Data lines »

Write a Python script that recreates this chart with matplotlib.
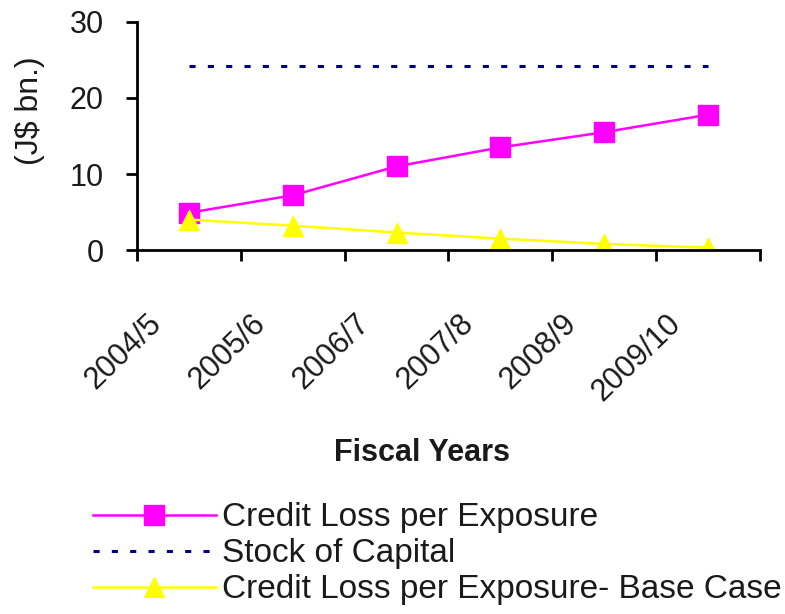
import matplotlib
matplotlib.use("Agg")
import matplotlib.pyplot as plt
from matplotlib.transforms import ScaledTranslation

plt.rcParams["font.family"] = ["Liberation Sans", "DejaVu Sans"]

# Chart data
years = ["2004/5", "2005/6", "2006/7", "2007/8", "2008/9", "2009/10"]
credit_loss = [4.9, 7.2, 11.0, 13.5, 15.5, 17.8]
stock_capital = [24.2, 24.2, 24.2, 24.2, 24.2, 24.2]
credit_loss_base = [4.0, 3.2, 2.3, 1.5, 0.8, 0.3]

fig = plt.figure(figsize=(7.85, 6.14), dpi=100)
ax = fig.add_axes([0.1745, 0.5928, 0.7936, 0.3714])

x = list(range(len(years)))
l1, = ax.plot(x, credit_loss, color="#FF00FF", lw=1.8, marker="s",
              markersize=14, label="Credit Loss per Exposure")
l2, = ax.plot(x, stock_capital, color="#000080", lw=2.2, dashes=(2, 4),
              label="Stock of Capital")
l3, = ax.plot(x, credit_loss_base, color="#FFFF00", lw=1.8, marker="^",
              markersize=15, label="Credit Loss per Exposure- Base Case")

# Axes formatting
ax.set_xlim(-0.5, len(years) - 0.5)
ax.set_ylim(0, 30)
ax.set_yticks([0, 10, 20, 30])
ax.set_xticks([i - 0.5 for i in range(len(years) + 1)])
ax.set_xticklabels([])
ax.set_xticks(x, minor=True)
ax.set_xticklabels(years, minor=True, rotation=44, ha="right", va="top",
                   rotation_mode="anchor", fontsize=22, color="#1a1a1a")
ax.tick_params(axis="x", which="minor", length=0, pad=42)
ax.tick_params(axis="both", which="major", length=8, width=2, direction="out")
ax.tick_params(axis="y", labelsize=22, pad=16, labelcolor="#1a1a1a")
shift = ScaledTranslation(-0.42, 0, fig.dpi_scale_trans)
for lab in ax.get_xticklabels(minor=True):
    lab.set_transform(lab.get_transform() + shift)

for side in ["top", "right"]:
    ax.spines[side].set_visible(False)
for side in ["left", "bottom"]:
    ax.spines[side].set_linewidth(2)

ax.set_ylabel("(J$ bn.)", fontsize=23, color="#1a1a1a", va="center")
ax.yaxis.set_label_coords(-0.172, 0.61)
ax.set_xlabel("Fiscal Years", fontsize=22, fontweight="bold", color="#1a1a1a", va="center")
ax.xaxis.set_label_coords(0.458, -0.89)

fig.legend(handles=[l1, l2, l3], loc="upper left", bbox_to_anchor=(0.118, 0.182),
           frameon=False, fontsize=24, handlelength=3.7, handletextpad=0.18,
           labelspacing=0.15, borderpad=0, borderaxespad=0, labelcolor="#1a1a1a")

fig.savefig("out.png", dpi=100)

Instructions for the task » Omit every picture, then reproduce the rest of the listing exactly.

Output of the task »
Write a Python script that recreates this chart with matplotlib.
import matplotlib
matplotlib.use("Agg")
import matplotlib.pyplot as plt
from matplotlib.transforms import ScaledTranslation

plt.rcParams["font.family"] = ["Liberation Sans", "DejaVu Sans"]

# Chart data
years = ["2004/5", "2005/6", "2006/7", "2007/8", "2008/9", "2009/10"]
credit_loss = [4.9, 7.2, 11.0, 13.5, 15.5, 17.8]
stock_capital = [24.2, 24.2, 24.2, 24.2, 24.2, 24.2]
credit_loss_base = [4.0, 3.2, 2.3, 1.5, 0.8, 0.3]

fig = plt.figure(figsize=(7.85, 6.14), dpi=100)
ax = fig.add_axes([0.1745, 0.5928, 0.7936, 0.3714])

x = list(range(len(years)))
l1, = ax.plot(x, credit_loss, color="#FF00FF", lw=1.8, marker="s",
              markersize=14, label="Credit Loss per Exposure")
l2, = ax.plot(x, stock_capital, color="#000080", lw=2.2, dashes=(2, 4),
              label="Stock of Capital")
l3, = ax.plot(x, credit_loss_base, color="#FFFF00", lw=1.8, marker="^",
              markersize=15, label="Credit Loss per Exposure- Base Case")

# Axes formatting
ax.set_xlim(-0.5, len(years) - 0.5)
ax.set_ylim(0, 30)
ax.set_yticks([0, 10, 20, 30])
ax.set_xticks([i - 0.5 for i in range(len(years) + 1)])
ax.set_xticklabels([])
ax.set_xticks(x, minor=True)
ax.set_xticklabels(years, minor=True, rotation=44, ha="right", va="top",
                   rotation_mode="anchor", fontsize=22, color="#1a1a1a")
ax.tick_params(axis="x", which="minor", length=0, pad=42)
ax.tick_params(axis="both", which="major", length=8, width=2, direction="out")
ax.tick_params(axis="y", labelsize=22, pad=16, labelcolor="#1a1a1a")
shift = ScaledTranslation(-0.42, 0, fig.dpi_scale_trans)
for lab in ax.get_xticklabels(minor=True):
    lab.set_transform(lab.get_transform() + shift)

for side in ["top", "right"]:
    ax.spines[side].set_visible(False)
for side in ["left", "bottom"]:
    ax.spines[side].set_linewidth(2)

ax.set_ylabel("(J$ bn.)", fontsize=23, color="#1a1a1a", va="center")
ax.yaxis.set_label_coords(-0.172, 0.61)
ax.set_xlabel("Fiscal Years", fontsize=22, fontweight="bold", color="#1a1a1a", va="center")
ax.xaxis.set_label_coords(0.458, -0.89)

fig.legend(handles=[l1, l2, l3], loc="upper left", bbox_to_anchor=(0.118, 0.182),
           frameon=False, fontsize=24, handlelength=3.7, handletextpad=0.18,
           labelspacing=0.15, borderpad=0, borderaxespad=0, labelcolor="#1a1a1a")

fig.savefig("out.png", dpi=100)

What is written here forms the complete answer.